■ **Problem description**
Below are several records. Retype exactly those lines running from the one with "Recreate this image" through the one with "minimum height=147pt] (lumbering)", end lines included, and no others.

■ **Records to process**
** Start **
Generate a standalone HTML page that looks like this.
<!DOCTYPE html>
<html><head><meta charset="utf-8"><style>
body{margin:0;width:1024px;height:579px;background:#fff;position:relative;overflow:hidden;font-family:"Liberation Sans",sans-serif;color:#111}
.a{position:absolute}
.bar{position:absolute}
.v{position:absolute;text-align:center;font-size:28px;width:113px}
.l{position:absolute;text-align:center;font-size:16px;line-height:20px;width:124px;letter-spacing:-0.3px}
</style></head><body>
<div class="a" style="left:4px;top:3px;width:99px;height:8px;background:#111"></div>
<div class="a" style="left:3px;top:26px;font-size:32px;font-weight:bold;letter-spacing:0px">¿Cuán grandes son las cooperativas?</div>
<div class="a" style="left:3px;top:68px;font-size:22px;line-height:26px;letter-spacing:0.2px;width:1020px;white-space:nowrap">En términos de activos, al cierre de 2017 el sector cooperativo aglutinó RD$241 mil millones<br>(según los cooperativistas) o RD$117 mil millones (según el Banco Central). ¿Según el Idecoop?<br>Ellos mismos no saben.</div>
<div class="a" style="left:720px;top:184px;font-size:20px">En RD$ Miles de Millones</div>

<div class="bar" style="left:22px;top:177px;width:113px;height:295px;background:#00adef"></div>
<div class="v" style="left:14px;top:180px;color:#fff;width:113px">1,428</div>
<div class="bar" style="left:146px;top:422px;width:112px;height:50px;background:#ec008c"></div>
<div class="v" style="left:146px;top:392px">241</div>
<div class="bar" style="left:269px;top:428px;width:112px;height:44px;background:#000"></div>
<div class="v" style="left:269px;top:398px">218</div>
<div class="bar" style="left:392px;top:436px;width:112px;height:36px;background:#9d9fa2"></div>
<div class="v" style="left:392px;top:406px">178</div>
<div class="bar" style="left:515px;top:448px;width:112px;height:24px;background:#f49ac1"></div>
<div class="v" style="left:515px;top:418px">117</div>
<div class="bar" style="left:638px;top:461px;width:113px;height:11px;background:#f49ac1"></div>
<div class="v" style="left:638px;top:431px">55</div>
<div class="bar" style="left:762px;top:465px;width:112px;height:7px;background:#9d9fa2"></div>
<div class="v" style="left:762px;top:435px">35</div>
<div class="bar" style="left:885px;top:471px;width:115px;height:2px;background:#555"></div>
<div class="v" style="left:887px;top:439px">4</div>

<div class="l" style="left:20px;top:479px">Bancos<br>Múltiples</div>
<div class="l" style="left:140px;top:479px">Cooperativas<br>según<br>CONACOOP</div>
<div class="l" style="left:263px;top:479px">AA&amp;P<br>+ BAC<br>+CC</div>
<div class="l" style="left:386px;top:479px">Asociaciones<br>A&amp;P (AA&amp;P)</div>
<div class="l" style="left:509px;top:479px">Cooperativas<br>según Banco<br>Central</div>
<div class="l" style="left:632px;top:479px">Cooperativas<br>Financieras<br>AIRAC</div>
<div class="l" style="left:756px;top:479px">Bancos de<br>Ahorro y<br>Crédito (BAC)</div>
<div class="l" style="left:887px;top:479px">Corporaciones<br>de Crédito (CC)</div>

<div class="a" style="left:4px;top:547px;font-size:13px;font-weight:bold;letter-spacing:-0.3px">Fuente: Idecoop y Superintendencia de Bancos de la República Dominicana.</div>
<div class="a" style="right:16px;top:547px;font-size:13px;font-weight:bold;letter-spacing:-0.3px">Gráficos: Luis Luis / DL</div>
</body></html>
** End **
** Start **
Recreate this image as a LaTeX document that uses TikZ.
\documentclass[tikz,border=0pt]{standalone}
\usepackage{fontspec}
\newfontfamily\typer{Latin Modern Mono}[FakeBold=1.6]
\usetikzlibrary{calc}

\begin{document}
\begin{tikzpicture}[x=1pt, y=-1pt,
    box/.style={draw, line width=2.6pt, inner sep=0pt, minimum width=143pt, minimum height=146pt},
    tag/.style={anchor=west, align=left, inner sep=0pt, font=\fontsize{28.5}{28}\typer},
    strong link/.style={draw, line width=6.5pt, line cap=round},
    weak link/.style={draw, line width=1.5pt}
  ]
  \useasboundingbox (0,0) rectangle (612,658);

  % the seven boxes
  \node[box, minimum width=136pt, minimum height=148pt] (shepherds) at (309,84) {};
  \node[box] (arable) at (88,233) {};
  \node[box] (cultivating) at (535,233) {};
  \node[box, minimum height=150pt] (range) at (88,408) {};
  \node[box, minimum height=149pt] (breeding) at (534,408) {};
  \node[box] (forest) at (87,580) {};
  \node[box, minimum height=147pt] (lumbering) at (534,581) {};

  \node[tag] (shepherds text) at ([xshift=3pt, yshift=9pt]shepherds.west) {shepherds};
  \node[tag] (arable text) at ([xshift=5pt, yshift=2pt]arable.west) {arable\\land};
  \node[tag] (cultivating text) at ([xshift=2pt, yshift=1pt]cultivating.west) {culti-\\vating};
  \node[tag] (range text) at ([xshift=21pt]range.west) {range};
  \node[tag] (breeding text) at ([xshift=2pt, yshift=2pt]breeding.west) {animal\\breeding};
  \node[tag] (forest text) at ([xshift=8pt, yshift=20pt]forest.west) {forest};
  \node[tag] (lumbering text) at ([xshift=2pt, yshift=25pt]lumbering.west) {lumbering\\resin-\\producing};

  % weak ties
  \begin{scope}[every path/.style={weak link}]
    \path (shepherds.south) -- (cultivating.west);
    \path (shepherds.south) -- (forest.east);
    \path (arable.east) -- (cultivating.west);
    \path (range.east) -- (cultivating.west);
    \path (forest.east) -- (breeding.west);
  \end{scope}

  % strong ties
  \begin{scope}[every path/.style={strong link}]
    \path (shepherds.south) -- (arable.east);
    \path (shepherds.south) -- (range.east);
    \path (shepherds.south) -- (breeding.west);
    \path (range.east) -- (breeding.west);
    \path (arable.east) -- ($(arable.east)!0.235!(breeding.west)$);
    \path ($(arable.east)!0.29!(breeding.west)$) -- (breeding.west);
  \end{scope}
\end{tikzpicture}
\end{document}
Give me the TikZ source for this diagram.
** End **
** Start **
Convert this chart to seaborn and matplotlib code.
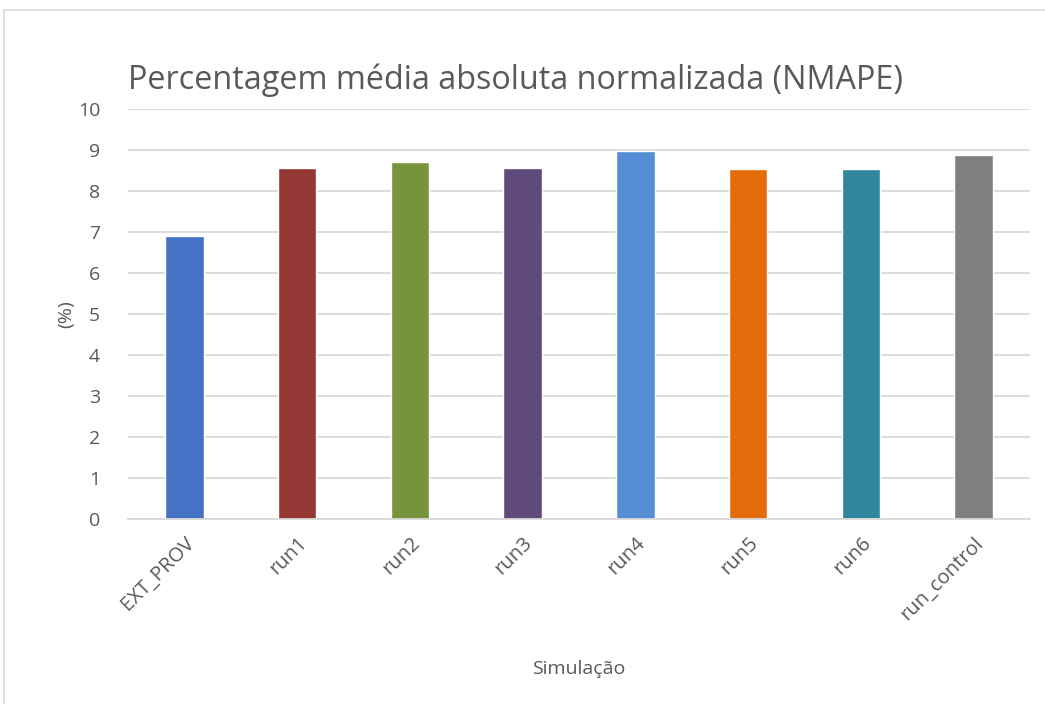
** End **
■ **Solved problem**
Recreate this image as a LaTeX document that uses TikZ.
\documentclass[tikz,border=0pt]{standalone}
\usepackage{fontspec}
\newfontfamily\typer{Latin Modern Mono}[FakeBold=1.6]
\usetikzlibrary{calc}

\begin{document}
\begin{tikzpicture}[x=1pt, y=-1pt,
    box/.style={draw, line width=2.6pt, inner sep=0pt, minimum width=143pt, minimum height=146pt},
    tag/.style={anchor=west, align=left, inner sep=0pt, font=\fontsize{28.5}{28}\typer},
    strong link/.style={draw, line width=6.5pt, line cap=round},
    weak link/.style={draw, line width=1.5pt}
  ]
  \useasboundingbox (0,0) rectangle (612,658);

  % the seven boxes
  \node[box, minimum width=136pt, minimum height=148pt] (shepherds) at (309,84) {};
  \node[box] (arable) at (88,233) {};
  \node[box] (cultivating) at (535,233) {};
  \node[box, minimum height=150pt] (range) at (88,408) {};
  \node[box, minimum height=149pt] (breeding) at (534,408) {};
  \node[box] (forest) at (87,580) {};
  \node[box, minimum height=147pt] (lumbering) at (534,581) {};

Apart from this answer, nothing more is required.